=== Data segment ===

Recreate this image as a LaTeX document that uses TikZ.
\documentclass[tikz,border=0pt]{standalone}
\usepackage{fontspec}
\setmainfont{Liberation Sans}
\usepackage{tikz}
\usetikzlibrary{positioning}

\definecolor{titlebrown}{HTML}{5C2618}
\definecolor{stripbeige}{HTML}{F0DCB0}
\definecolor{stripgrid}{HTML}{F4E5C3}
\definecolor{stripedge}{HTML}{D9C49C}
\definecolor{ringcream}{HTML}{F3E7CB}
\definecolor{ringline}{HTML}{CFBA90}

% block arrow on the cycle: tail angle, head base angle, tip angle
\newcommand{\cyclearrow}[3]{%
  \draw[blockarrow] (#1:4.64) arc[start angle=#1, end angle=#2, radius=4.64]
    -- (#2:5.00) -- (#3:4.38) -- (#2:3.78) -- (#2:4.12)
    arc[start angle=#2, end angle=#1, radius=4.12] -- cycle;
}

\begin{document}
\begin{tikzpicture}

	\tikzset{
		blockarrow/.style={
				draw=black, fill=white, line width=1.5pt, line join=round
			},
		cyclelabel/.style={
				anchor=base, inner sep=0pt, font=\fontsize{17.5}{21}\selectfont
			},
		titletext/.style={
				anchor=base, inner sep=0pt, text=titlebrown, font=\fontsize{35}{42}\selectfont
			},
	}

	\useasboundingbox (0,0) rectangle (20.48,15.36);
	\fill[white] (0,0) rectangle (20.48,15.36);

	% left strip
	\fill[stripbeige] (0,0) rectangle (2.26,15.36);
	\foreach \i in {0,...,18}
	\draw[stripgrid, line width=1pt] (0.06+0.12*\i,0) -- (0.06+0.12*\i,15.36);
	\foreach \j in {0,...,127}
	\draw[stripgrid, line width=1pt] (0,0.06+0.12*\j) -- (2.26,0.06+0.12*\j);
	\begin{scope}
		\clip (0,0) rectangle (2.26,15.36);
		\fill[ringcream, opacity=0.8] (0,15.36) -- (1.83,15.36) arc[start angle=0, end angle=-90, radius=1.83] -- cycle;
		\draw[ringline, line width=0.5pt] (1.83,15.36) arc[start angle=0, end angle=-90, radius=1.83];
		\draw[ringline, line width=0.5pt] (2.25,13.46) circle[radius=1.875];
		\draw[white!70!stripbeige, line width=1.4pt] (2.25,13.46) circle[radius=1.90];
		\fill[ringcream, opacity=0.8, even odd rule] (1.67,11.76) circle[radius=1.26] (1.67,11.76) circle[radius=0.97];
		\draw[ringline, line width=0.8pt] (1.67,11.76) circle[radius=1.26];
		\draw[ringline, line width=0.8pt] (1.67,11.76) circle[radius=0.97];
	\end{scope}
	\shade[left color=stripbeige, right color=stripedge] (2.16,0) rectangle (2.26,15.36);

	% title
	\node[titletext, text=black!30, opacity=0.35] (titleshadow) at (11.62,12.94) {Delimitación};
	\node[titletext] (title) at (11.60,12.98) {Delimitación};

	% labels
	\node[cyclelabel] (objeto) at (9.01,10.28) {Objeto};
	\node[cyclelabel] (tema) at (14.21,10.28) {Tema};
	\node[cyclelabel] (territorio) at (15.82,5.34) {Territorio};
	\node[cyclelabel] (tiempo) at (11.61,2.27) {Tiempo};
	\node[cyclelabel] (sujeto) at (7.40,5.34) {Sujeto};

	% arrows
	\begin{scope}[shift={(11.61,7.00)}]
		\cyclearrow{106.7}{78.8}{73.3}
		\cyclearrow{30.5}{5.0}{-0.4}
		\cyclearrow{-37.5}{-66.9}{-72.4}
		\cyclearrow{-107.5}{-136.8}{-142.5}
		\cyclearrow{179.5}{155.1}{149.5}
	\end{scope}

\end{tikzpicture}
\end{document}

===

Reproduce the full listing word for word.

Recreate this image as a LaTeX document that uses TikZ.
\documentclass[tikz,border=0pt]{standalone}
\usepackage{fontspec}
\setmainfont{Liberation Sans}
\usepackage{tikz}
\usetikzlibrary{positioning}

\definecolor{titlebrown}{HTML}{5C2618}
\definecolor{stripbeige}{HTML}{F0DCB0}
\definecolor{stripgrid}{HTML}{F4E5C3}
\definecolor{stripedge}{HTML}{D9C49C}
\definecolor{ringcream}{HTML}{F3E7CB}
\definecolor{ringline}{HTML}{CFBA90}

% block arrow on the cycle: tail angle, head base angle, tip angle
\newcommand{\cyclearrow}[3]{%
  \draw[blockarrow] (#1:4.64) arc[start angle=#1, end angle=#2, radius=4.64]
    -- (#2:5.00) -- (#3:4.38) -- (#2:3.78) -- (#2:4.12)
    arc[start angle=#2, end angle=#1, radius=4.12] -- cycle;
}

\begin{document}
\begin{tikzpicture}

	\tikzset{
		blockarrow/.style={
				draw=black, fill=white, line width=1.5pt, line join=round
			},
		cyclelabel/.style={
				anchor=base, inner sep=0pt, font=\fontsize{17.5}{21}\selectfont
			},
		titletext/.style={
				anchor=base, inner sep=0pt, text=titlebrown, font=\fontsize{35}{42}\selectfont
			},
	}

	\useasboundingbox (0,0) rectangle (20.48,15.36);
	\fill[white] (0,0) rectangle (20.48,15.36);

	% left strip
	\fill[stripbeige] (0,0) rectangle (2.26,15.36);
	\foreach \i in {0,...,18}
	\draw[stripgrid, line width=1pt] (0.06+0.12*\i,0) -- (0.06+0.12*\i,15.36);
	\foreach \j in {0,...,127}
	\draw[stripgrid, line width=1pt] (0,0.06+0.12*\j) -- (2.26,0.06+0.12*\j);
	\begin{scope}
		\clip (0,0) rectangle (2.26,15.36);
		\fill[ringcream, opacity=0.8] (0,15.36) -- (1.83,15.36) arc[start angle=0, end angle=-90, radius=1.83] -- cycle;
		\draw[ringline, line width=0.5pt] (1.83,15.36) arc[start angle=0, end angle=-90, radius=1.83];
		\draw[ringline, line width=0.5pt] (2.25,13.46) circle[radius=1.875];
		\draw[white!70!stripbeige, line width=1.4pt] (2.25,13.46) circle[radius=1.90];
		\fill[ringcream, opacity=0.8, even odd rule] (1.67,11.76) circle[radius=1.26] (1.67,11.76) circle[radius=0.97];
		\draw[ringline, line width=0.8pt] (1.67,11.76) circle[radius=1.26];
		\draw[ringline, line width=0.8pt] (1.67,11.76) circle[radius=0.97];
	\end{scope}
	\shade[left color=stripbeige, right color=stripedge] (2.16,0) rectangle (2.26,15.36);

	% title
	\node[titletext, text=black!30, opacity=0.35] (titleshadow) at (11.62,12.94) {Delimitación};
	\node[titletext] (title) at (11.60,12.98) {Delimitación};

	% labels
	\node[cyclelabel] (objeto) at (9.01,10.28) {Objeto};
	\node[cyclelabel] (tema) at (14.21,10.28) {Tema};
	\node[cyclelabel] (territorio) at (15.82,5.34) {Territorio};
	\node[cyclelabel] (tiempo) at (11.61,2.27) {Tiempo};
	\node[cyclelabel] (sujeto) at (7.40,5.34) {Sujeto};

	% arrows
	\begin{scope}[shift={(11.61,7.00)}]
		\cyclearrow{106.7}{78.8}{73.3}
		\cyclearrow{30.5}{5.0}{-0.4}
		\cyclearrow{-37.5}{-66.9}{-72.4}
		\cyclearrow{-107.5}{-136.8}{-142.5}
		\cyclearrow{179.5}{155.1}{149.5}
	\end{scope}

\end{tikzpicture}
\end{document}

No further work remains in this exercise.